**TASK TO COMPLETE**
Transcribe all of the material below word for word and leave out its pictures.

**DATA SHOWN**

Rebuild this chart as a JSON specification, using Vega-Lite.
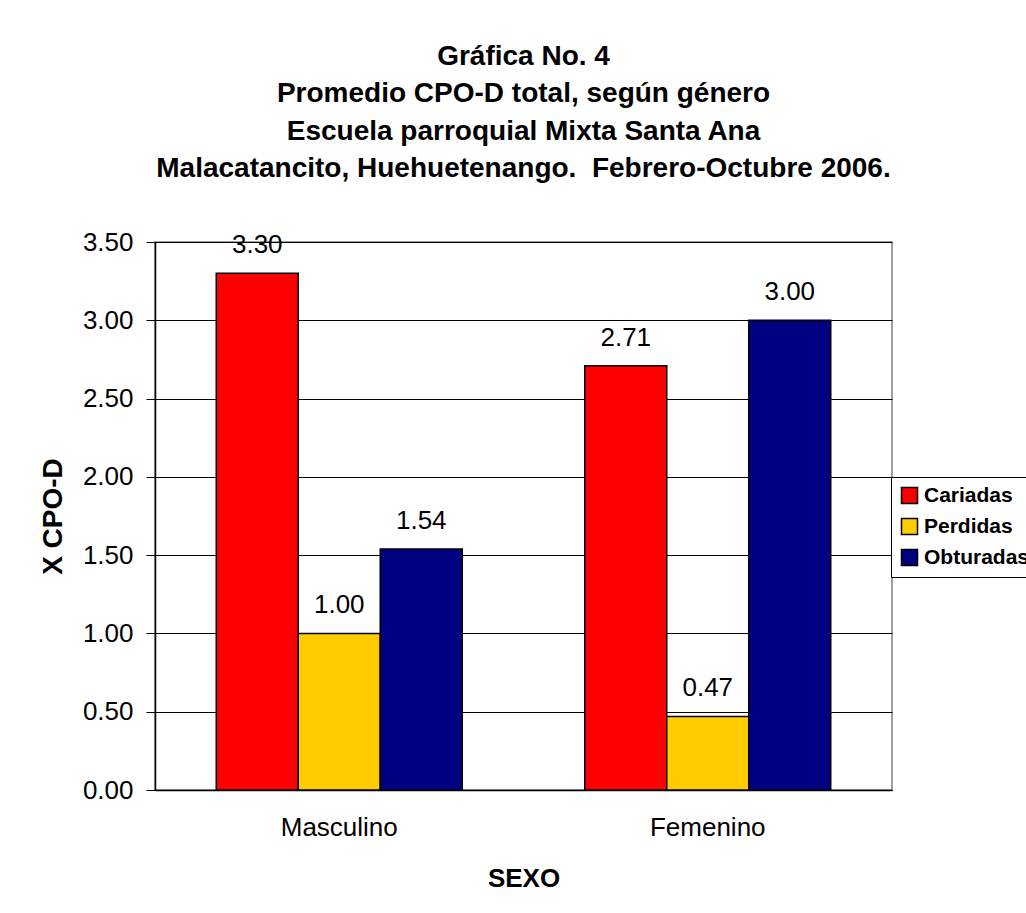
{
  "$schema": "https://vega.github.io/schema/vega-lite/v6.json",
  "width": 737,
  "height": 548,
  "autosize": "none",
  "padding": {"left": 155, "top": 242, "right": 134, "bottom": 123},
  "background": "white",
  "title": {
    "text": ["Gráfica No. 4", "Promedio CPO-D total, según género", "Escuela parroquial Mixta Santa Ana", "Malacatancito, Huehuetenango.\u00a0 Febrero-Octubre 2006."],
    "font": "Liberation Sans",
    "fontSize": 28,
    "fontWeight": "bold",
    "lineHeight": 37.5,
    "anchor": "middle",
    "offset": 46,
    "color": "black"
  },
  "config": {
    "view": {"stroke": "#808080", "strokeWidth": 1.5},
    "font": "Liberation Sans"
  },
  "data": {
    "values": [
      {"sexo": "Masculino", "tipo": "Cariadas", "valor": 3.30},
      {"sexo": "Masculino", "tipo": "Perdidas", "valor": 1.00},
      {"sexo": "Masculino", "tipo": "Obturadas", "valor": 1.54},
      {"sexo": "Femenino", "tipo": "Cariadas", "valor": 2.71},
      {"sexo": "Femenino", "tipo": "Perdidas", "valor": 0.47},
      {"sexo": "Femenino", "tipo": "Obturadas", "valor": 3.00}
    ]
  },
  "encoding": {
    "x": {
      "field": "sexo", "type": "nominal", "sort": ["Masculino", "Femenino"],
      "scale": {"paddingInner": 0, "paddingOuter": 0},
      "axis": {
        "title": "SEXO", "titleFontSize": 26, "titleFontWeight": "bold", "titleColor": "black", "titlePadding": 25,
        "labelFontSize": 26, "labelColor": "black", "labelAngle": 0, "labelPadding": 24,
        "ticks": false, "domainColor": "black", "domainWidth": 1.5, "grid": false
      }
    },
    "xOffset": {
      "field": "tipo", "type": "nominal", "sort": ["Cariadas", "Perdidas", "Obturadas"],
      "scale": {"paddingInner": 0, "paddingOuter": 0.747}
    },
    "y": {
      "field": "valor", "type": "quantitative",
      "scale": {"domain": [0, 3.5], "nice": false},
      "axis": {
        "title": "X CPO-D", "titleFontSize": 28, "titleFontWeight": "bold", "titleColor": "black", "titlePadding": 15,
        "values": [0, 0.5, 1, 1.5, 2, 2.5, 3, 3.5], "format": ".2f",
        "labelFontSize": 26, "labelColor": "black", "labelPadding": 13,
        "tickSize": 9, "tickColor": "black", "domainColor": "black", "domainWidth": 1.5,
        "grid": true, "gridColor": "black", "gridWidth": 1
      }
    }
  },
  "layer": [
    {
      "mark": {"type": "bar", "stroke": "black", "strokeWidth": 1.5},
      "encoding": {
        "color": {
          "field": "tipo", "type": "nominal", "sort": ["Cariadas", "Perdidas", "Obturadas"],
          "scale": {"domain": ["Cariadas", "Perdidas", "Obturadas"], "range": ["#FF0000", "#FFCC00", "#000080"]},
          "legend": {
            "title": null, "orient": "none", "legendX": 736, "legendY": 235,
            "strokeColor": "black", "fillColor": "white", "padding": 8,
            "symbolType": "square", "symbolSize": 256, "symbolStrokeColor": "black", "symbolStrokeWidth": 1.5,
            "labelFontSize": 21, "labelFontWeight": "bold", "labelColor": "black", "rowPadding": 8,
            "labelOffset": 4, "labelLimit": 300
          }
        }
      }
    },
    {
      "mark": {"type": "text", "fontSize": 26, "color": "black", "baseline": "alphabetic", "dy": -20},
      "encoding": {
        "text": {"field": "valor", "type": "quantitative", "format": ".2f"}
      }
    }
  ]
}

**TASK ANSWER**
Rebuild this chart as a JSON specification, using Vega-Lite.
{
  "$schema": "https://vega.github.io/schema/vega-lite/v6.json",
  "width": 737,
  "height": 548,
  "autosize": "none",
  "padding": {"left": 155, "top": 242, "right": 134, "bottom": 123},
  "background": "white",
  "title": {
    "text": ["Gráfica No. 4", "Promedio CPO-D total, según género", "Escuela parroquial Mixta Santa Ana", "Malacatancito, Huehuetenango.\u00a0 Febrero-Octubre 2006."],
    "font": "Liberation Sans",
    "fontSize": 28,
    "fontWeight": "bold",
    "lineHeight": 37.5,
    "anchor": "middle",
    "offset": 46,
    "color": "black"
  },
  "config": {
    "view": {"stroke": "#808080", "strokeWidth": 1.5},
    "font": "Liberation Sans"
  },
  "data": {
    "values": [
      {"sexo": "Masculino", "tipo": "Cariadas", "valor": 3.30},
      {"sexo": "Masculino", "tipo": "Perdidas", "valor": 1.00},
      {"sexo": "Masculino", "tipo": "Obturadas", "valor": 1.54},
      {"sexo": "Femenino", "tipo": "Cariadas", "valor": 2.71},
      {"sexo": "Femenino", "tipo": "Perdidas", "valor": 0.47},
      {"sexo": "Femenino", "tipo": "Obturadas", "valor": 3.00}
    ]
  },
  "encoding": {
    "x": {
      "field": "sexo", "type": "nominal", "sort": ["Masculino", "Femenino"],
      "scale": {"paddingInner": 0, "paddingOuter": 0},
      "axis": {
        "title": "SEXO", "titleFontSize": 26, "titleFontWeight": "bold", "titleColor": "black", "titlePadding": 25,
        "labelFontSize": 26, "labelColor": "black", "labelAngle": 0, "labelPadding": 24,
        "ticks": false, "domainColor": "black", "domainWidth": 1.5, "grid": false
      }
    },
    "xOffset": {
      "field": "tipo", "type": "nominal", "sort": ["Cariadas", "Perdidas", "Obturadas"],
      "scale": {"paddingInner": 0, "paddingOuter": 0.747}
    },
    "y": {
      "field": "valor", "type": "quantitative",
      "scale": {"domain": [0, 3.5], "nice": false},
      "axis": {
        "title": "X CPO-D", "titleFontSize": 28, "titleFontWeight": "bold", "titleColor": "black", "titlePadding": 15,
        "values": [0, 0.5, 1, 1.5, 2, 2.5, 3, 3.5], "format": ".2f",
        "labelFontSize": 26, "labelColor": "black", "labelPadding": 13,
        "tickSize": 9, "tickColor": "black", "domainColor": "black", "domainWidth": 1.5,
        "grid": true, "gridColor": "black", "gridWidth": 1
      }
    }
  },
  "layer": [
    {
      "mark": {"type": "bar", "stroke": "black", "strokeWidth": 1.5},
      "encoding": {
        "color": {
          "field": "tipo", "type": "nominal", "sort": ["Cariadas", "Perdidas", "Obturadas"],
          "scale": {"domain": ["Cariadas", "Perdidas", "Obturadas"], "range": ["#FF0000", "#FFCC00", "#000080"]},
          "legend": {
            "title": null, "orient": "none", "legendX": 736, "legendY": 235,
            "strokeColor": "black", "fillColor": "white", "padding": 8,
            "symbolType": "square", "symbolSize": 256, "symbolStrokeColor": "black", "symbolStrokeWidth": 1.5,
            "labelFontSize": 21, "labelFontWeight": "bold", "labelColor": "black", "rowPadding": 8,
            "labelOffset": 4, "labelLimit": 300
          }
        }
      }
    },
    {
      "mark": {"type": "text", "fontSize": 26, "color": "black", "baseline": "alphabetic", "dy": -20},
      "encoding": {
        "text": {"field": "valor", "type": "quantitative", "format": ".2f"}
      }
    }
  ]
}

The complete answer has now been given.